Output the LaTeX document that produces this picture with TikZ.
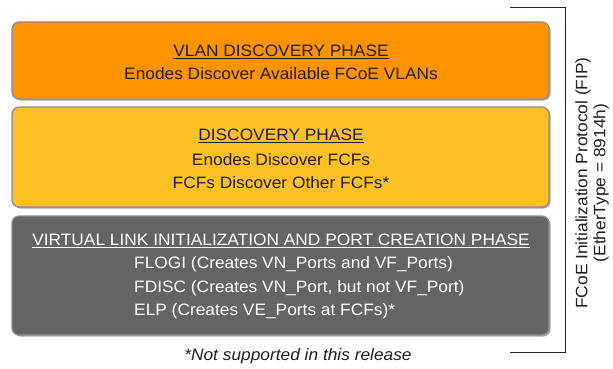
\documentclass[tikz,border=0pt]{standalone}
\usepackage{fontspec}
\setmainfont{Liberation Sans}[FakeStretch=1.05]
\usetikzlibrary{shadows}
\definecolor{phaseorange}{RGB}{255,148,0}
\definecolor{phaseyellow}{RGB}{255,193,37}
\definecolor{phasegray}{RGB}{100,100,100}
\definecolor{edgegray}{RGB}{140,140,140}
\definecolor{inkdark}{RGB}{30,30,30}
\tikzset{
  phase/.style={draw=edgegray, line width=1.2pt, rounded corners=7pt,
    minimum width=537pt, inner sep=0pt,
    drop shadow={shadow xshift=1.5pt, shadow yshift=-1.5pt, opacity=0.35, fill=black}},
  txt/.style={font=\fontsize{16.5}{19}\selectfont, inner sep=0pt, anchor=center},
  bracket/.style={line width=1pt, draw=black!85}
}
\begin{document}
\begin{tikzpicture}[x=1pt, y=-1pt]
  \useasboundingbox (0,0) rectangle (613,369);
  % phase boxes
  \node[phase, fill=phaseorange, minimum height=77pt] (vlan) at (280.5,60.5) {};
  \node[phase, fill=phaseyellow, minimum height=100pt] (disc) at (280.5,157) {};
  \node[phase, fill=phasegray, minimum height=119pt] (vlink) at (280.5,275.5) {};
  % VLAN discovery text
  \node[txt, text=inkdark] (t1a) at (281,52) {\underline{VLAN DISCOVERY PHASE}};
  \node[txt, text=inkdark] (t1b) at (281,74) {Enodes Discover Available FCoE VLANs};
  % discovery text
  \node[txt, text=inkdark] (t2a) at (281,136) {\underline{DISCOVERY PHASE}};
  \node[txt, text=inkdark] (t2b) at (281,160) {Enodes Discover FCFs};
  \node[txt, text=inkdark] (t2c) at (281,183) {FCFs Discover Other FCFs*};
  % virtual link text
  \node[txt, text=white] (t3a) at (281,241) {\underline{VIRTUAL LINK INITIALIZATION AND PORT CREATION PHASE}};
  \node[txt, text=white, anchor=west] (t3b) at (134,264) {FLOGI (Creates VN\_Ports and VF\_Ports)};
  \node[txt, text=white, anchor=west] (t3c) at (134,288) {FDISC (Creates VN\_Port, but not VF\_Port)};
  \node[txt, text=white, anchor=west] (t3d) at (134,311) {ELP (Creates VE\_Ports at FCFs)*};
  % footnote
  \node[txt, text=inkdark, font=\fontsize{16.5}{19}\selectfont\itshape] (note) at (298,356) {*Not supported in this release};
  % FIP bracket
  \coordinate (btl) at (510,8);
  \coordinate (btr) at (565,8);
  \coordinate (bbr) at (565,352);
  \coordinate (bbl) at (510,352);
  \draw[bracket] (btl) -- (btr) -- (bbr) -- (bbl);
  \node[txt, rotate=90, text=inkdark] (fip1) at (583,183) {FCoE Initialization Protocol (FIP)};
  \node[txt, rotate=90, text=inkdark] (fip2) at (601,183) {(EtherType = 8914h)};
\end{tikzpicture}
\end{document}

__Do this__:
Write out the data precisely as given, excluding the pictures.

__Problem solution__:
Output the LaTeX document that produces this picture with TikZ.
\documentclass[tikz,border=0pt]{standalone}
\usepackage{fontspec}
\setmainfont{Liberation Sans}[FakeStretch=1.05]
\usetikzlibrary{shadows}
\definecolor{phaseorange}{RGB}{255,148,0}
\definecolor{phaseyellow}{RGB}{255,193,37}
\definecolor{phasegray}{RGB}{100,100,100}
\definecolor{edgegray}{RGB}{140,140,140}
\definecolor{inkdark}{RGB}{30,30,30}
\tikzset{
  phase/.style={draw=edgegray, line width=1.2pt, rounded corners=7pt,
    minimum width=537pt, inner sep=0pt,
    drop shadow={shadow xshift=1.5pt, shadow yshift=-1.5pt, opacity=0.35, fill=black}},
  txt/.style={font=\fontsize{16.5}{19}\selectfont, inner sep=0pt, anchor=center},
  bracket/.style={line width=1pt, draw=black!85}
}
\begin{document}
\begin{tikzpicture}[x=1pt, y=-1pt]
  \useasboundingbox (0,0) rectangle (613,369);
  % phase boxes
  \node[phase, fill=phaseorange, minimum height=77pt] (vlan) at (280.5,60.5) {};
  \node[phase, fill=phaseyellow, minimum height=100pt] (disc) at (280.5,157) {};
  \node[phase, fill=phasegray, minimum height=119pt] (vlink) at (280.5,275.5) {};
  % VLAN discovery text
  \node[txt, text=inkdark] (t1a) at (281,52) {\underline{VLAN DISCOVERY PHASE}};
  \node[txt, text=inkdark] (t1b) at (281,74) {Enodes Discover Available FCoE VLANs};
  % discovery text
  \node[txt, text=inkdark] (t2a) at (281,136) {\underline{DISCOVERY PHASE}};
  \node[txt, text=inkdark] (t2b) at (281,160) {Enodes Discover FCFs};
  \node[txt, text=inkdark] (t2c) at (281,183) {FCFs Discover Other FCFs*};
  % virtual link text
  \node[txt, text=white] (t3a) at (281,241) {\underline{VIRTUAL LINK INITIALIZATION AND PORT CREATION PHASE}};
  \node[txt, text=white, anchor=west] (t3b) at (134,264) {FLOGI (Creates VN\_Ports and VF\_Ports)};
  \node[txt, text=white, anchor=west] (t3c) at (134,288) {FDISC (Creates VN\_Port, but not VF\_Port)};
  \node[txt, text=white, anchor=west] (t3d) at (134,311) {ELP (Creates VE\_Ports at FCFs)*};
  % footnote
  \node[txt, text=inkdark, font=\fontsize{16.5}{19}\selectfont\itshape] (note) at (298,356) {*Not supported in this release};
  % FIP bracket
  \coordinate (btl) at (510,8);
  \coordinate (btr) at (565,8);
  \coordinate (bbr) at (565,352);
  \coordinate (bbl) at (510,352);
  \draw[bracket] (btl) -- (btr) -- (bbr) -- (bbl);
  \node[txt, rotate=90, text=inkdark] (fip1) at (583,183) {FCoE Initialization Protocol (FIP)};
  \node[txt, rotate=90, text=inkdark] (fip2) at (601,183) {(EtherType = 8914h)};
\end{tikzpicture}
\end{document}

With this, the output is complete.